▸ **GIVEN PROBLEM**:
Can you write out all the lines word for word, with no pictures?

▸ **RAW DATA**:

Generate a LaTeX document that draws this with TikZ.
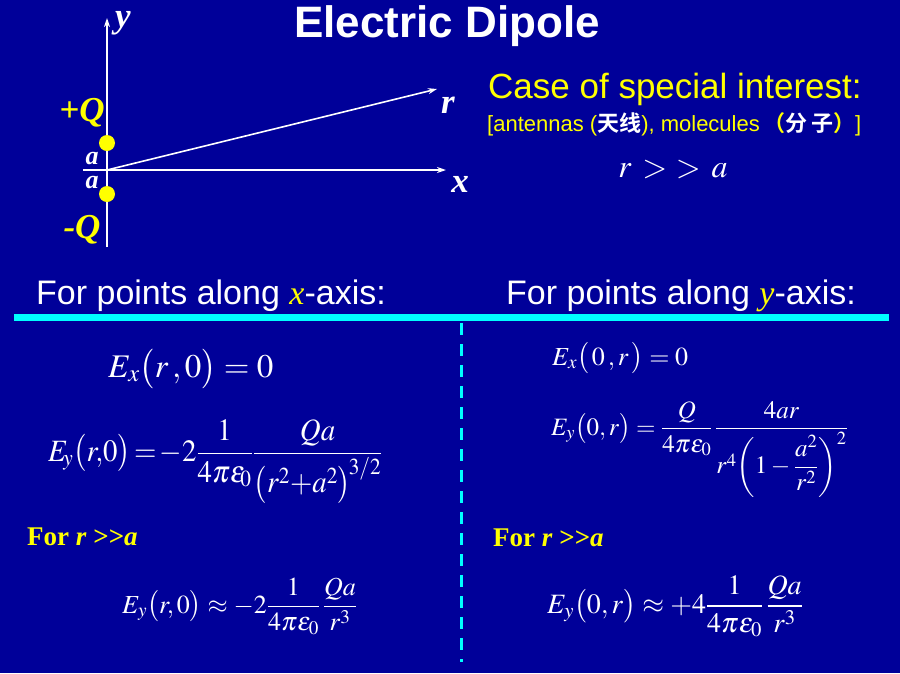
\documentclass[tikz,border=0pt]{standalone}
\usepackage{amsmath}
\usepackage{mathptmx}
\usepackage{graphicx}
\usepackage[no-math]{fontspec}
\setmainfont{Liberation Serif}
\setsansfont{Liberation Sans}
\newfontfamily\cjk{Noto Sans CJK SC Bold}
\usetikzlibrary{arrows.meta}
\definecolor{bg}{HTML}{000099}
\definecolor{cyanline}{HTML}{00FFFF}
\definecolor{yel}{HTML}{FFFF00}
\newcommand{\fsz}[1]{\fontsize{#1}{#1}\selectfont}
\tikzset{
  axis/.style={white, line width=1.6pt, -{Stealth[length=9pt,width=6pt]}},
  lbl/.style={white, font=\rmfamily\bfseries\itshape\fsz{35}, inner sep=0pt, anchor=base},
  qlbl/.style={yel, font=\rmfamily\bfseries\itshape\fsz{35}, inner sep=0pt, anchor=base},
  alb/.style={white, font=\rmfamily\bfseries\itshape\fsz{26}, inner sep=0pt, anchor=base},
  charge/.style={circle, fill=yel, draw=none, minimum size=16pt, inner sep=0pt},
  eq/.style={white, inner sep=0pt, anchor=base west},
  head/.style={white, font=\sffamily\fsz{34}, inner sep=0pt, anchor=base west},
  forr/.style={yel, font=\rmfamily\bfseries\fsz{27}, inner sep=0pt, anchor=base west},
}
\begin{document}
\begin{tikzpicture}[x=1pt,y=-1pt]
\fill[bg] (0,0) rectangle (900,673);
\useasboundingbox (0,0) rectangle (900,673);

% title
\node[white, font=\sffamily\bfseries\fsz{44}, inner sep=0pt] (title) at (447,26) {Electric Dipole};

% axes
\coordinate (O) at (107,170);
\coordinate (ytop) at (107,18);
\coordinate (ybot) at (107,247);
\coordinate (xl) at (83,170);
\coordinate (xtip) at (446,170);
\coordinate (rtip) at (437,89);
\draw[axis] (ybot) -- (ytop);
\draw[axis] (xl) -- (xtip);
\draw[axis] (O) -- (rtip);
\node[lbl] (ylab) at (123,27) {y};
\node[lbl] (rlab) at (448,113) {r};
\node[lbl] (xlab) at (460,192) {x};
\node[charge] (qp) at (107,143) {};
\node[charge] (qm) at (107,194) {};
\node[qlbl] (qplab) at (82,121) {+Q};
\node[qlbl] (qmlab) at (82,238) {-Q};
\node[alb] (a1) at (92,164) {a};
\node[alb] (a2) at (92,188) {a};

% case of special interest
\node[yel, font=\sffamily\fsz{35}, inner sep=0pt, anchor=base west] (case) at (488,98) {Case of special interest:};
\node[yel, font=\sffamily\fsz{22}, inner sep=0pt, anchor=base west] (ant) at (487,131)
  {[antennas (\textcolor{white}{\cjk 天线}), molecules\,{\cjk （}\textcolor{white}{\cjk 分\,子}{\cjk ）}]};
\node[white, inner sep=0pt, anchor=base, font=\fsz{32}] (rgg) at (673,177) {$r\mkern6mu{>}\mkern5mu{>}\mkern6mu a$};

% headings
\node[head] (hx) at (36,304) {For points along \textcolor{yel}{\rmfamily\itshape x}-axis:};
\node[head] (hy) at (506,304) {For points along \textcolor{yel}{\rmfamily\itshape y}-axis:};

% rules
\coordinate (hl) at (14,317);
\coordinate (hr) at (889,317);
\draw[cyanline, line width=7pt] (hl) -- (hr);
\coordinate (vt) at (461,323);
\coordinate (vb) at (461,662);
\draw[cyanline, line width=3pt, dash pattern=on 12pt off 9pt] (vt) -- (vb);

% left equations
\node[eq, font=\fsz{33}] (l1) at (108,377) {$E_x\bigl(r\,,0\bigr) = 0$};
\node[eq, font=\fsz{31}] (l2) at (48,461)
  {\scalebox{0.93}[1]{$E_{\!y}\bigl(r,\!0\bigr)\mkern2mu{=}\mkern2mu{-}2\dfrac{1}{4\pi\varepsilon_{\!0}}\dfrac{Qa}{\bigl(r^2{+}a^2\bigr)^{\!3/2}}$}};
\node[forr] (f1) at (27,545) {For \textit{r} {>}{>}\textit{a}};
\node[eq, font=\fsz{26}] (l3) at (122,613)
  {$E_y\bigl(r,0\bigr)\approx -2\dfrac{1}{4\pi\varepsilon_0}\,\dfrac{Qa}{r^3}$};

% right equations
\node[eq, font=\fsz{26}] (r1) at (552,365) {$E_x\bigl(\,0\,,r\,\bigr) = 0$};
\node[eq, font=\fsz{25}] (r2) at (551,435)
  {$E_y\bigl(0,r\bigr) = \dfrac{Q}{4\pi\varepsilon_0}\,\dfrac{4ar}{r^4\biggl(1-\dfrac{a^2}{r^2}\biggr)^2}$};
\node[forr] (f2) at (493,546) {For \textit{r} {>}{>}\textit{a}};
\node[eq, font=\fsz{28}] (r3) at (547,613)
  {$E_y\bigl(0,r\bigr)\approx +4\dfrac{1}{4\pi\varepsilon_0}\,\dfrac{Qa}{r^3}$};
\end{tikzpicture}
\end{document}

▸ **RESULT**:
Generate a LaTeX document that draws this with TikZ.
\documentclass[tikz,border=0pt]{standalone}
\usepackage{amsmath}
\usepackage{mathptmx}
\usepackage{graphicx}
\usepackage[no-math]{fontspec}
\setmainfont{Liberation Serif}
\setsansfont{Liberation Sans}
\newfontfamily\cjk{Noto Sans CJK SC Bold}
\usetikzlibrary{arrows.meta}
\definecolor{bg}{HTML}{000099}
\definecolor{cyanline}{HTML}{00FFFF}
\definecolor{yel}{HTML}{FFFF00}
\newcommand{\fsz}[1]{\fontsize{#1}{#1}\selectfont}
\tikzset{
  axis/.style={white, line width=1.6pt, -{Stealth[length=9pt,width=6pt]}},
  lbl/.style={white, font=\rmfamily\bfseries\itshape\fsz{35}, inner sep=0pt, anchor=base},
  qlbl/.style={yel, font=\rmfamily\bfseries\itshape\fsz{35}, inner sep=0pt, anchor=base},
  alb/.style={white, font=\rmfamily\bfseries\itshape\fsz{26}, inner sep=0pt, anchor=base},
  charge/.style={circle, fill=yel, draw=none, minimum size=16pt, inner sep=0pt},
  eq/.style={white, inner sep=0pt, anchor=base west},
  head/.style={white, font=\sffamily\fsz{34}, inner sep=0pt, anchor=base west},
  forr/.style={yel, font=\rmfamily\bfseries\fsz{27}, inner sep=0pt, anchor=base west},
}
\begin{document}
\begin{tikzpicture}[x=1pt,y=-1pt]
\fill[bg] (0,0) rectangle (900,673);
\useasboundingbox (0,0) rectangle (900,673);

% title
\node[white, font=\sffamily\bfseries\fsz{44}, inner sep=0pt] (title) at (447,26) {Electric Dipole};

% axes
\coordinate (O) at (107,170);
\coordinate (ytop) at (107,18);
\coordinate (ybot) at (107,247);
\coordinate (xl) at (83,170);
\coordinate (xtip) at (446,170);
\coordinate (rtip) at (437,89);
\draw[axis] (ybot) -- (ytop);
\draw[axis] (xl) -- (xtip);
\draw[axis] (O) -- (rtip);
\node[lbl] (ylab) at (123,27) {y};
\node[lbl] (rlab) at (448,113) {r};
\node[lbl] (xlab) at (460,192) {x};
\node[charge] (qp) at (107,143) {};
\node[charge] (qm) at (107,194) {};
\node[qlbl] (qplab) at (82,121) {+Q};
\node[qlbl] (qmlab) at (82,238) {-Q};
\node[alb] (a1) at (92,164) {a};
\node[alb] (a2) at (92,188) {a};

% case of special interest
\node[yel, font=\sffamily\fsz{35}, inner sep=0pt, anchor=base west] (case) at (488,98) {Case of special interest:};
\node[yel, font=\sffamily\fsz{22}, inner sep=0pt, anchor=base west] (ant) at (487,131)
  {[antennas (\textcolor{white}{\cjk 天线}), molecules\,{\cjk （}\textcolor{white}{\cjk 分\,子}{\cjk ）}]};
\node[white, inner sep=0pt, anchor=base, font=\fsz{32}] (rgg) at (673,177) {$r\mkern6mu{>}\mkern5mu{>}\mkern6mu a$};

% headings
\node[head] (hx) at (36,304) {For points along \textcolor{yel}{\rmfamily\itshape x}-axis:};
\node[head] (hy) at (506,304) {For points along \textcolor{yel}{\rmfamily\itshape y}-axis:};

% rules
\coordinate (hl) at (14,317);
\coordinate (hr) at (889,317);
\draw[cyanline, line width=7pt] (hl) -- (hr);
\coordinate (vt) at (461,323);
\coordinate (vb) at (461,662);
\draw[cyanline, line width=3pt, dash pattern=on 12pt off 9pt] (vt) -- (vb);

% left equations
\node[eq, font=\fsz{33}] (l1) at (108,377) {$E_x\bigl(r\,,0\bigr) = 0$};
\node[eq, font=\fsz{31}] (l2) at (48,461)
  {\scalebox{0.93}[1]{$E_{\!y}\bigl(r,\!0\bigr)\mkern2mu{=}\mkern2mu{-}2\dfrac{1}{4\pi\varepsilon_{\!0}}\dfrac{Qa}{\bigl(r^2{+}a^2\bigr)^{\!3/2}}$}};
\node[forr] (f1) at (27,545) {For \textit{r} {>}{>}\textit{a}};
\node[eq, font=\fsz{26}] (l3) at (122,613)
  {$E_y\bigl(r,0\bigr)\approx -2\dfrac{1}{4\pi\varepsilon_0}\,\dfrac{Qa}{r^3}$};

% right equations
\node[eq, font=\fsz{26}] (r1) at (552,365) {$E_x\bigl(\,0\,,r\,\bigr) = 0$};
\node[eq, font=\fsz{25}] (r2) at (551,435)
  {$E_y\bigl(0,r\bigr) = \dfrac{Q}{4\pi\varepsilon_0}\,\dfrac{4ar}{r^4\biggl(1-\dfrac{a^2}{r^2}\biggr)^2}$};
\node[forr] (f2) at (493,546) {For \textit{r} {>}{>}\textit{a}};
\node[eq, font=\fsz{28}] (r3) at (547,613)
  {$E_y\bigl(0,r\bigr)\approx +4\dfrac{1}{4\pi\varepsilon_0}\,\dfrac{Qa}{r^3}$};
\end{tikzpicture}
\end{document}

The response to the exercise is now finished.